** START INFORMATION SUPPLIED **

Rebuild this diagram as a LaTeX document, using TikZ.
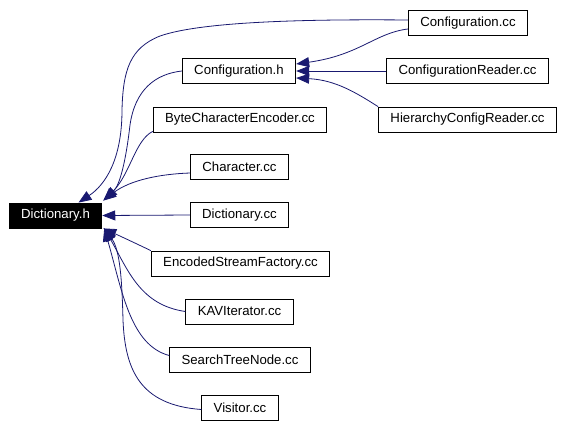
\documentclass[tikz,border=0pt]{standalone}
\usepackage{fontspec}
\setmainfont{Liberation Sans}
\usetikzlibrary{arrows.meta}
\definecolor{edgeblue}{RGB}{25,25,112}
\tikzset{
  filebox/.style={draw, line width=0.8pt, inner xsep=12pt, inner ysep=0pt,
    minimum height=25pt, font=\fontsize{13.2}{15}\selectfont},
  incl/.style={draw=edgeblue, line width=0.8pt,
    -{Triangle[length=13pt,width=10pt]}},
}
\begin{document}
\begin{tikzpicture}[x=1pt,y=-1pt]
\useasboundingbox (0,0) rectangle (564,426);
% files
\node[filebox, fill=black, text=white] (dicth) at (55.5,215.5) {Dictionary.h};
\node[filebox] (cfgh) at (239,71) {Configuration.h};
\node[filebox] (bytecenc) at (240,119.5) {ByteCharacterEncoder.cc};
\node[filebox] (charcc) at (239.5,167) {Character.cc};
\node[filebox] (dictcc) at (239.5,215) {Dictionary.cc};
\node[filebox] (encstream) at (240.5,263.5) {EncodedStreamFactory.cc};
\node[filebox] (kaviter) at (239.5,311.5) {KAVIterator.cc};
\node[filebox] (stnode) at (240,359.5) {SearchTreeNode.cc};
\node[filebox] (visitorcc) at (240,407.5) {Visitor.cc};
\node[filebox] (cfgcc) at (468,23) {Configuration.cc};
\node[filebox] (cfgreader) at (467.5,71) {ConfigurationReader.cc};
\node[filebox] (hiercfg) at (467.5,119.5) {HierarchyConfigReader.cc};
% includes of Configuration.h
\draw[incl] ([yshift=-6pt]cfgcc.west) .. controls (375,33) and (360,55) .. ([yshift=7pt]cfgh.east);
\draw[incl] (cfgreader.west) -- (cfgh.east);
\draw[incl] (hiercfg.north west) .. controls (355,92) and (335,80) .. ([yshift=-7pt]cfgh.east);
% includes of Dictionary.h
\draw[incl] ([yshift=3pt]cfgcc.west) .. controls (300,19) and (200,22) .. (160,36)
  .. controls (130,48) and (123,70) .. (122,110)
  .. controls (122,160) and (105,185) .. ([xshift=23pt]dicth.north);
\draw[incl] (cfgh.west) .. controls (155,74) and (135,90) .. (130,125)
  .. controls (126,160) and (120,185) .. ([shift={(2pt,3pt)}]dicth.north east);
\draw[incl] ([yshift=1pt]bytecenc.south west) .. controls (135,140) and (130,175) .. ([shift={(1pt,2pt)}]dicth.north east);
\draw[incl] ([yshift=-6pt]charcc.west) .. controls (160,174) and (130,180) .. ([shift={(1pt,2pt)}]dicth.north east);
\draw[incl] (dictcc.west) -- (dicth.east);
\draw[incl] (encstream.north west) .. controls (135,243) and (120,236) .. ([xshift=1pt]dicth.south east);
\draw[incl] (kaviter.west) .. controls (140,305) and (128,270) .. ([xshift=2pt]dicth.south east);
\draw[incl] ([yshift=4pt]stnode.west) .. controls (130,345) and (122,290) .. ([xshift=2pt]dicth.south east);
\draw[incl] ([yshift=-2pt]visitorcc.west) .. controls (140,405) and (125,370) .. (123,320)
  .. controls (122,280) and (120,250) .. ([xshift=2pt]dicth.south east);
\end{tikzpicture}
\end{document}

** END INFORMATION SUPPLIED **

● **WHAT THE EXERCISE ASKS**: Copy the data word for word. Pictures do not go in the copy.

● **RESPONSE TO THIS EXERCISE**:
Rebuild this diagram as a LaTeX document, using TikZ.
\documentclass[tikz,border=0pt]{standalone}
\usepackage{fontspec}
\setmainfont{Liberation Sans}
\usetikzlibrary{arrows.meta}
\definecolor{edgeblue}{RGB}{25,25,112}
\tikzset{
  filebox/.style={draw, line width=0.8pt, inner xsep=12pt, inner ysep=0pt,
    minimum height=25pt, font=\fontsize{13.2}{15}\selectfont},
  incl/.style={draw=edgeblue, line width=0.8pt,
    -{Triangle[length=13pt,width=10pt]}},
}
\begin{document}
\begin{tikzpicture}[x=1pt,y=-1pt]
\useasboundingbox (0,0) rectangle (564,426);
% files
\node[filebox, fill=black, text=white] (dicth) at (55.5,215.5) {Dictionary.h};
\node[filebox] (cfgh) at (239,71) {Configuration.h};
\node[filebox] (bytecenc) at (240,119.5) {ByteCharacterEncoder.cc};
\node[filebox] (charcc) at (239.5,167) {Character.cc};
\node[filebox] (dictcc) at (239.5,215) {Dictionary.cc};
\node[filebox] (encstream) at (240.5,263.5) {EncodedStreamFactory.cc};
\node[filebox] (kaviter) at (239.5,311.5) {KAVIterator.cc};
\node[filebox] (stnode) at (240,359.5) {SearchTreeNode.cc};
\node[filebox] (visitorcc) at (240,407.5) {Visitor.cc};
\node[filebox] (cfgcc) at (468,23) {Configuration.cc};
\node[filebox] (cfgreader) at (467.5,71) {ConfigurationReader.cc};
\node[filebox] (hiercfg) at (467.5,119.5) {HierarchyConfigReader.cc};
% includes of Configuration.h
\draw[incl] ([yshift=-6pt]cfgcc.west) .. controls (375,33) and (360,55) .. ([yshift=7pt]cfgh.east);
\draw[incl] (cfgreader.west) -- (cfgh.east);
\draw[incl] (hiercfg.north west) .. controls (355,92) and (335,80) .. ([yshift=-7pt]cfgh.east);
% includes of Dictionary.h
\draw[incl] ([yshift=3pt]cfgcc.west) .. controls (300,19) and (200,22) .. (160,36)
  .. controls (130,48) and (123,70) .. (122,110)
  .. controls (122,160) and (105,185) .. ([xshift=23pt]dicth.north);
\draw[incl] (cfgh.west) .. controls (155,74) and (135,90) .. (130,125)
  .. controls (126,160) and (120,185) .. ([shift={(2pt,3pt)}]dicth.north east);
\draw[incl] ([yshift=1pt]bytecenc.south west) .. controls (135,140) and (130,175) .. ([shift={(1pt,2pt)}]dicth.north east);
\draw[incl] ([yshift=-6pt]charcc.west) .. controls (160,174) and (130,180) .. ([shift={(1pt,2pt)}]dicth.north east);
\draw[incl] (dictcc.west) -- (dicth.east);
\draw[incl] (encstream.north west) .. controls (135,243) and (120,236) .. ([xshift=1pt]dicth.south east);
\draw[incl] (kaviter.west) .. controls (140,305) and (128,270) .. ([xshift=2pt]dicth.south east);
\draw[incl] ([yshift=4pt]stnode.west) .. controls (130,345) and (122,290) .. ([xshift=2pt]dicth.south east);
\draw[incl] ([yshift=-2pt]visitorcc.west) .. controls (140,405) and (125,370) .. (123,320)
  .. controls (122,280) and (120,250) .. ([xshift=2pt]dicth.south east);
\end{tikzpicture}
\end{document}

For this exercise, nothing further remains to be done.